◆ CHALLENGE ◆
With pictures left out, retype the lines from the start of the records through the one that contains "size=68pt] (lensBL) at".

---------- MATERIAL SHOWN

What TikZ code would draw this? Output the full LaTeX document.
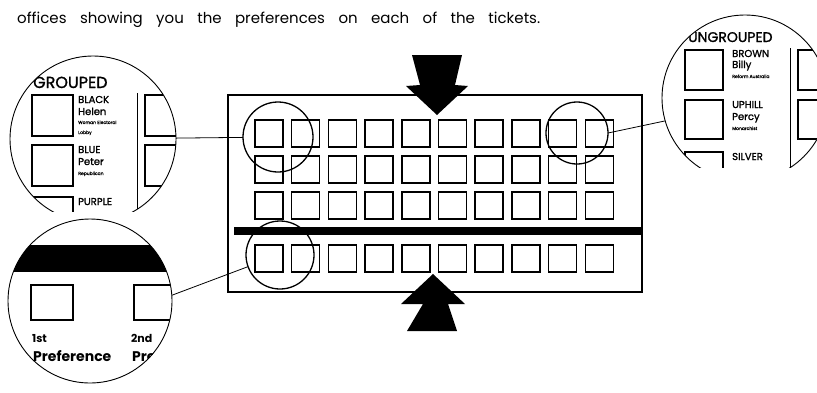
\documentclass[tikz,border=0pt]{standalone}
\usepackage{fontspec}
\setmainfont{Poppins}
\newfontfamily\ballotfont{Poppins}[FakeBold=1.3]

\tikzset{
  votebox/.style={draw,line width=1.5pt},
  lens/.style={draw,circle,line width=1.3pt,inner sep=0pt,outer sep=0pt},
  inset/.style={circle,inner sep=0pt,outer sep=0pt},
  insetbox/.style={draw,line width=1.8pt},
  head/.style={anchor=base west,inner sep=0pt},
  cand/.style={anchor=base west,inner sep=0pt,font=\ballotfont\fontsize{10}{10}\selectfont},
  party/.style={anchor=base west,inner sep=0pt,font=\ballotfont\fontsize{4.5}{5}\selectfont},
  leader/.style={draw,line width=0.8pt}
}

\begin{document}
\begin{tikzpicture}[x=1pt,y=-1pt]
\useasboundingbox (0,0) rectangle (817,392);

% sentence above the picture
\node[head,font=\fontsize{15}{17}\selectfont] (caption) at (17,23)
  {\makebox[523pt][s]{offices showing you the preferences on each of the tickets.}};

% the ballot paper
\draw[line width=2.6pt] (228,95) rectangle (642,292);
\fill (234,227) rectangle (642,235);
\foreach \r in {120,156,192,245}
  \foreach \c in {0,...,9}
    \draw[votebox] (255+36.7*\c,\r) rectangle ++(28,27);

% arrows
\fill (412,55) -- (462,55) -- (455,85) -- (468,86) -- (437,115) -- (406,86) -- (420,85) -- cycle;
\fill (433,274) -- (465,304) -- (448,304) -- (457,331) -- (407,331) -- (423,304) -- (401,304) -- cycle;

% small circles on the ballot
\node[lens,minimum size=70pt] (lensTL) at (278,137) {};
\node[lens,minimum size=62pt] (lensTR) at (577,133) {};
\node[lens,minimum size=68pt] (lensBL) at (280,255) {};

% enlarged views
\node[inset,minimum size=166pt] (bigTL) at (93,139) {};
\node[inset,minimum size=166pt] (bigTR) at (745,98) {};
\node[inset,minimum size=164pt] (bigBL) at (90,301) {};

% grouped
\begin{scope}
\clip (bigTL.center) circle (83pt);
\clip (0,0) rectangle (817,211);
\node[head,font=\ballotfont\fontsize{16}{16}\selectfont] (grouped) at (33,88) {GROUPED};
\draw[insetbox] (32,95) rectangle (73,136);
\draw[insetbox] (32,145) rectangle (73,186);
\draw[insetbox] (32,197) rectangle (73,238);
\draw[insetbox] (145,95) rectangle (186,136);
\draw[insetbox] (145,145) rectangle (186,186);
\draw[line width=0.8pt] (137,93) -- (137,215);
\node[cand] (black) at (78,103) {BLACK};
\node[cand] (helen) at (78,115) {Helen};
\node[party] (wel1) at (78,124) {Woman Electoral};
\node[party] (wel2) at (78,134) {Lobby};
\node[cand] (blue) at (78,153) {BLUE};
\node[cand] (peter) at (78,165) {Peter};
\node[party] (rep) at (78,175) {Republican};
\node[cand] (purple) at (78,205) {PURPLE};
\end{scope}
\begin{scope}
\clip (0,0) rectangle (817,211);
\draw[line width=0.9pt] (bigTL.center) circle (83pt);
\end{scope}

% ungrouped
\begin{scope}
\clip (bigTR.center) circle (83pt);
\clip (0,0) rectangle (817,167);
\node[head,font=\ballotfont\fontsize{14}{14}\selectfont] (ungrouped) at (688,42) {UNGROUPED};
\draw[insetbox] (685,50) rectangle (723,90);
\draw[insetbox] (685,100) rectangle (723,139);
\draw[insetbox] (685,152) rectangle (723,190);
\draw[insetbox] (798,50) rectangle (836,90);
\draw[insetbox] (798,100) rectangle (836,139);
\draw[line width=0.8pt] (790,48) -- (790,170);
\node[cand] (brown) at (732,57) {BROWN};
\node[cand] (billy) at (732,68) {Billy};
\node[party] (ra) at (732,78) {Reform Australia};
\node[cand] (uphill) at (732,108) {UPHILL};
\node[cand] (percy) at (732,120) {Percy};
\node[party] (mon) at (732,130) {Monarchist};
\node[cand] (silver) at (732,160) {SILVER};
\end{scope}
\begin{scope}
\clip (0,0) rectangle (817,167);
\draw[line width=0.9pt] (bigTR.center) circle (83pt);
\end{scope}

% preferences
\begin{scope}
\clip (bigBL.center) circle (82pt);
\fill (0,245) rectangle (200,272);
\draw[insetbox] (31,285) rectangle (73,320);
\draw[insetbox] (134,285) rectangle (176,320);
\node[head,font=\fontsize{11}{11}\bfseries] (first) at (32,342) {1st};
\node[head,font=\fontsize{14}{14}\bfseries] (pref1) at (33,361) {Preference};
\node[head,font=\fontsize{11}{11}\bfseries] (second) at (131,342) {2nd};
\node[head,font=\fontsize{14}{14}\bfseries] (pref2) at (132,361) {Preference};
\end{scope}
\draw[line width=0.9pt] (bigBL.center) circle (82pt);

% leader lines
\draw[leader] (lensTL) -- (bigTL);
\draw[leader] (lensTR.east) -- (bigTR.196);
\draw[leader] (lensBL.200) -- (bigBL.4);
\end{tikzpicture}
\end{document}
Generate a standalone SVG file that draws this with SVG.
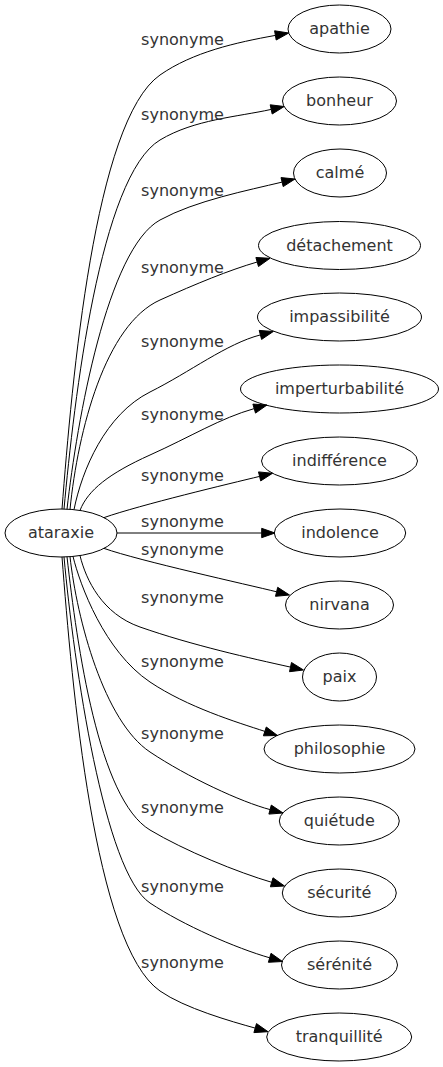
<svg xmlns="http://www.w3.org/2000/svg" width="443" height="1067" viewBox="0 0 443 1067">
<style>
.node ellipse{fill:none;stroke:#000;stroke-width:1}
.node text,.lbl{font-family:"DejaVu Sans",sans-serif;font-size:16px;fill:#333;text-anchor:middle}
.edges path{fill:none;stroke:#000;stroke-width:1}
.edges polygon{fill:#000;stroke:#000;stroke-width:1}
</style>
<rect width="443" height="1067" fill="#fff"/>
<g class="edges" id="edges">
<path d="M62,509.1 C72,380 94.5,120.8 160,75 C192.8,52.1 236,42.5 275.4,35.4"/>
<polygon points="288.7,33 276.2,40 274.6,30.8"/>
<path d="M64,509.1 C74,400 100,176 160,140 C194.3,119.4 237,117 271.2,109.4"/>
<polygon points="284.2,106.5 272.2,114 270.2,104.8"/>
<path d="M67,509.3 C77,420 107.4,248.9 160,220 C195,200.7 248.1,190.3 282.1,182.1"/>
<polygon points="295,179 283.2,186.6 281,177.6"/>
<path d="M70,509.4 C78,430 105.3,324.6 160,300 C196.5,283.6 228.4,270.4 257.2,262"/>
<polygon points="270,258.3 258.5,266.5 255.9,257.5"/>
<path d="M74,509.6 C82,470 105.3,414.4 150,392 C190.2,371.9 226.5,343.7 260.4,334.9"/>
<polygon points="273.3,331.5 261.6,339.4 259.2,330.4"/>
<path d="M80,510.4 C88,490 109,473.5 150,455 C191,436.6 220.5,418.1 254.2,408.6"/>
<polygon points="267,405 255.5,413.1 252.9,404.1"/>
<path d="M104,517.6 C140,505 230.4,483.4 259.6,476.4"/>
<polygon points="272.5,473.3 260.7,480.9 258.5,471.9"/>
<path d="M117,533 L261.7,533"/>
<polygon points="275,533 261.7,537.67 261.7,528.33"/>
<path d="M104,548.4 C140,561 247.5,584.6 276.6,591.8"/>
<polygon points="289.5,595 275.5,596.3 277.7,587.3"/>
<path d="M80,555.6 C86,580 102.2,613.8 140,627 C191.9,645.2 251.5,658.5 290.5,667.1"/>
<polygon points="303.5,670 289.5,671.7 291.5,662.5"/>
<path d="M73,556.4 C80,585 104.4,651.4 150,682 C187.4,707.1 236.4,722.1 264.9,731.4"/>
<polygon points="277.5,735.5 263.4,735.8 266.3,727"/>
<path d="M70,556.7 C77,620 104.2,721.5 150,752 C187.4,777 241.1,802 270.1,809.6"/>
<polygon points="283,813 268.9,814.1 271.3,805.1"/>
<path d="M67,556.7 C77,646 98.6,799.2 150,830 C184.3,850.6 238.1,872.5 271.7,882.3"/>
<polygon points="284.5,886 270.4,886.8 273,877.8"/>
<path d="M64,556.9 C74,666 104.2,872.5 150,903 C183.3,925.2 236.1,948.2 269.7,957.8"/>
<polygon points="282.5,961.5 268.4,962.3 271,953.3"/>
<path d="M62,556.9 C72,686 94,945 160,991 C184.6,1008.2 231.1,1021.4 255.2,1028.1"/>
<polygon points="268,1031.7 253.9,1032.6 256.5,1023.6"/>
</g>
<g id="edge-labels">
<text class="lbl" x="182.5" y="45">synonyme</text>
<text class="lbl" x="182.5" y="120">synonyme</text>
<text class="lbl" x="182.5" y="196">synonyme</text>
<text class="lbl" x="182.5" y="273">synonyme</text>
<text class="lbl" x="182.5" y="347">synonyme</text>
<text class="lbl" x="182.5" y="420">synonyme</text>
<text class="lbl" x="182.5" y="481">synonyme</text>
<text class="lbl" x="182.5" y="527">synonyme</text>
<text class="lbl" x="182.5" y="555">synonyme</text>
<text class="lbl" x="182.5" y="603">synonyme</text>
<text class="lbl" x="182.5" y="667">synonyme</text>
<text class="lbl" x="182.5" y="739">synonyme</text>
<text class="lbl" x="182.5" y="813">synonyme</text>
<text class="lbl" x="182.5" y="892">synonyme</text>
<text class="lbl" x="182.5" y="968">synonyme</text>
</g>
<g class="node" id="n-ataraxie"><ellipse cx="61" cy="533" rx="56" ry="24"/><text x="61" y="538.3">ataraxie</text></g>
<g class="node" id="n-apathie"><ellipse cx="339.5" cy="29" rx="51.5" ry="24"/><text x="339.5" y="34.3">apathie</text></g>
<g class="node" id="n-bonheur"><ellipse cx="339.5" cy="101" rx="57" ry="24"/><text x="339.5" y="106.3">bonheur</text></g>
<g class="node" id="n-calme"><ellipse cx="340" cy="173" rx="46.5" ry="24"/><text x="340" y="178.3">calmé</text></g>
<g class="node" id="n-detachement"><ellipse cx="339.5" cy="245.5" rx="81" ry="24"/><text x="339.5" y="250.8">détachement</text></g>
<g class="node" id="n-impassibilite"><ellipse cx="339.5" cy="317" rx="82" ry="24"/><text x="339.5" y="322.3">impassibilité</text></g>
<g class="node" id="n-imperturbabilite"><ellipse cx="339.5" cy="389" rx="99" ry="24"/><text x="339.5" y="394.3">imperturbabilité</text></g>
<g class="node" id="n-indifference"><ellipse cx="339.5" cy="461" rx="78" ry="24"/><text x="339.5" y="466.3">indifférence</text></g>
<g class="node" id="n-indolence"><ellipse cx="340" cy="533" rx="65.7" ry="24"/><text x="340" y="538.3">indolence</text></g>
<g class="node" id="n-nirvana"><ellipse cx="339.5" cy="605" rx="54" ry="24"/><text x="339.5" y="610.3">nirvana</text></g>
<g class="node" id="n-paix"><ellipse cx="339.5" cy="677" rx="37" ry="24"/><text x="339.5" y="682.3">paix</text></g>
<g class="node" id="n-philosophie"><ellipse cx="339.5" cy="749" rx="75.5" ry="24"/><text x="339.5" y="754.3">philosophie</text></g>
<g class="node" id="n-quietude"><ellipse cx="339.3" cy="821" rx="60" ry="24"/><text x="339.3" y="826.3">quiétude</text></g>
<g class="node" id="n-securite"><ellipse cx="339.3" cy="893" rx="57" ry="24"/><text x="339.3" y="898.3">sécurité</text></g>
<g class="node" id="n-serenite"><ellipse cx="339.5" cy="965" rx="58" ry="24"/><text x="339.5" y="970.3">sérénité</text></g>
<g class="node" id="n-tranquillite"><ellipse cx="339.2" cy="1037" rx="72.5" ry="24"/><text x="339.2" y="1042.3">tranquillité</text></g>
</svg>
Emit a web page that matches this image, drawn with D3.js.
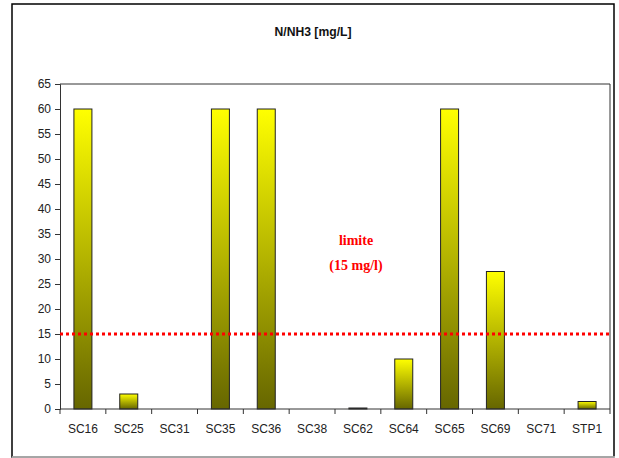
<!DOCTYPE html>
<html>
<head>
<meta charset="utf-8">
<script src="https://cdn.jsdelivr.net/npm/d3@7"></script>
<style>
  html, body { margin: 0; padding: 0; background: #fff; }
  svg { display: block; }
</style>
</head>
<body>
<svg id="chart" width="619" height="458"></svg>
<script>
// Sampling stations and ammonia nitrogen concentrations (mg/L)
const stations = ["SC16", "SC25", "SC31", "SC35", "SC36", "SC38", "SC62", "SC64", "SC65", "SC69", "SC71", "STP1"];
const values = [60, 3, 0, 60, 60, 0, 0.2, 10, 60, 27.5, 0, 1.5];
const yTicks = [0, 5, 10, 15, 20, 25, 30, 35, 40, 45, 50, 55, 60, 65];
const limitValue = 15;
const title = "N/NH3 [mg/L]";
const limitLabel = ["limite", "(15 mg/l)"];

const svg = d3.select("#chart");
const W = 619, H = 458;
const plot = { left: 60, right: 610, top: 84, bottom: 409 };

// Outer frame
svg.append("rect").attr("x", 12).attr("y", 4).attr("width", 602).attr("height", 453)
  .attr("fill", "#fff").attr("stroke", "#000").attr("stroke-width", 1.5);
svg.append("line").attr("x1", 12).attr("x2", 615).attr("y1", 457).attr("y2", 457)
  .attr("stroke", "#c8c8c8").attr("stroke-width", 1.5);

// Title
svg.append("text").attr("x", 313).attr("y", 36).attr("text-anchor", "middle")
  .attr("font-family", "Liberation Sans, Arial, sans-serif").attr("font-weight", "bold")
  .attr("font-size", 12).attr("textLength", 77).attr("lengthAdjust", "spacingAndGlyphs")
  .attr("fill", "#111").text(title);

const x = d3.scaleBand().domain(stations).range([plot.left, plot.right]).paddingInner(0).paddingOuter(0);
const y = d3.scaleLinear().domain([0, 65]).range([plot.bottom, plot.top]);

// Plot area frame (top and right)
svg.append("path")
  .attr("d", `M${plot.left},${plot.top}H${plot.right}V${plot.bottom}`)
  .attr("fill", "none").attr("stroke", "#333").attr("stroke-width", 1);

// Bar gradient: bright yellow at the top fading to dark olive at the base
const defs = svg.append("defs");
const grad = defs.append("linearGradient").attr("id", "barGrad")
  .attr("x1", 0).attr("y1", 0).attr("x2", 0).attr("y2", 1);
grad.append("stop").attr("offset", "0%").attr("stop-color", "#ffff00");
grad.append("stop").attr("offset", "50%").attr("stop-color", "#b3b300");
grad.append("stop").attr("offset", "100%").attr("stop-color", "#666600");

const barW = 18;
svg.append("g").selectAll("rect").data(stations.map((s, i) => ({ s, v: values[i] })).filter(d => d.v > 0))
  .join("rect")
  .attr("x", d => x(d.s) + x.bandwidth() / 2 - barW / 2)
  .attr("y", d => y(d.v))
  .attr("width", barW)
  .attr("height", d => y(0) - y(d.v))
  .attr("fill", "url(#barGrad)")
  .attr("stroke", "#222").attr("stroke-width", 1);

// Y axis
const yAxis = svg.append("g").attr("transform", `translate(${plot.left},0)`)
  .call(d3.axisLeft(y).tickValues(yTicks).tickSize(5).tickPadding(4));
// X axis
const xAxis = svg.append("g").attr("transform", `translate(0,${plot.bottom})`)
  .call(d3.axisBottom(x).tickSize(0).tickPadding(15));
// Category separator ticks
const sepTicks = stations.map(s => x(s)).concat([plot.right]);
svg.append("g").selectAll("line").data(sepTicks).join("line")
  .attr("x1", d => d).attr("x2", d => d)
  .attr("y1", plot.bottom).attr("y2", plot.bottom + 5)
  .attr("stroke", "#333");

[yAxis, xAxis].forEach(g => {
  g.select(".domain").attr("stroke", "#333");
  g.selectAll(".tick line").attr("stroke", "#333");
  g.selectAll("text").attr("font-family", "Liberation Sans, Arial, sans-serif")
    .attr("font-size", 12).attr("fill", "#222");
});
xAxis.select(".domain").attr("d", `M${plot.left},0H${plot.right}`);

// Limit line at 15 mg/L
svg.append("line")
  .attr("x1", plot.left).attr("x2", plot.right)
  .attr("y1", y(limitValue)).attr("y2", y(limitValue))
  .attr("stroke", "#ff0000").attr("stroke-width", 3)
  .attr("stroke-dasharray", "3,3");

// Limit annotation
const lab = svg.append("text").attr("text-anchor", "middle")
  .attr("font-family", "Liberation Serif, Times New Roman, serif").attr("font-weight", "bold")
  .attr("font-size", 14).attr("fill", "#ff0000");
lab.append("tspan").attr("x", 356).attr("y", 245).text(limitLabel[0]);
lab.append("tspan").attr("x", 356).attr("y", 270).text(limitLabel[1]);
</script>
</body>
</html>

--------------------

◆ RESPONSE ◆
What TikZ code would draw this? Output the full LaTeX document.
\documentclass[tikz,border=0pt]{standalone}
\usepackage{fontspec}
\setmainfont{Poppins}
\newfontfamily\ballotfont{Poppins}[FakeBold=1.3]

\tikzset{
  votebox/.style={draw,line width=1.5pt},
  lens/.style={draw,circle,line width=1.3pt,inner sep=0pt,outer sep=0pt},
  inset/.style={circle,inner sep=0pt,outer sep=0pt},
  insetbox/.style={draw,line width=1.8pt},
  head/.style={anchor=base west,inner sep=0pt},
  cand/.style={anchor=base west,inner sep=0pt,font=\ballotfont\fontsize{10}{10}\selectfont},
  party/.style={anchor=base west,inner sep=0pt,font=\ballotfont\fontsize{4.5}{5}\selectfont},
  leader/.style={draw,line width=0.8pt}
}

\begin{document}
\begin{tikzpicture}[x=1pt,y=-1pt]
\useasboundingbox (0,0) rectangle (817,392);

% sentence above the picture
\node[head,font=\fontsize{15}{17}\selectfont] (caption) at (17,23)
  {\makebox[523pt][s]{offices showing you the preferences on each of the tickets.}};

% the ballot paper
\draw[line width=2.6pt] (228,95) rectangle (642,292);
\fill (234,227) rectangle (642,235);
\foreach \r in {120,156,192,245}
  \foreach \c in {0,...,9}
    \draw[votebox] (255+36.7*\c,\r) rectangle ++(28,27);

% arrows
\fill (412,55) -- (462,55) -- (455,85) -- (468,86) -- (437,115) -- (406,86) -- (420,85) -- cycle;
\fill (433,274) -- (465,304) -- (448,304) -- (457,331) -- (407,331) -- (423,304) -- (401,304) -- cycle;

% small circles on the ballot
\node[lens,minimum size=70pt] (lensTL) at (278,137) {};
\node[lens,minimum size=62pt] (lensTR) at (577,133) {};
\node[lens,minimum size=68pt] (lensBL) at (280,255) {};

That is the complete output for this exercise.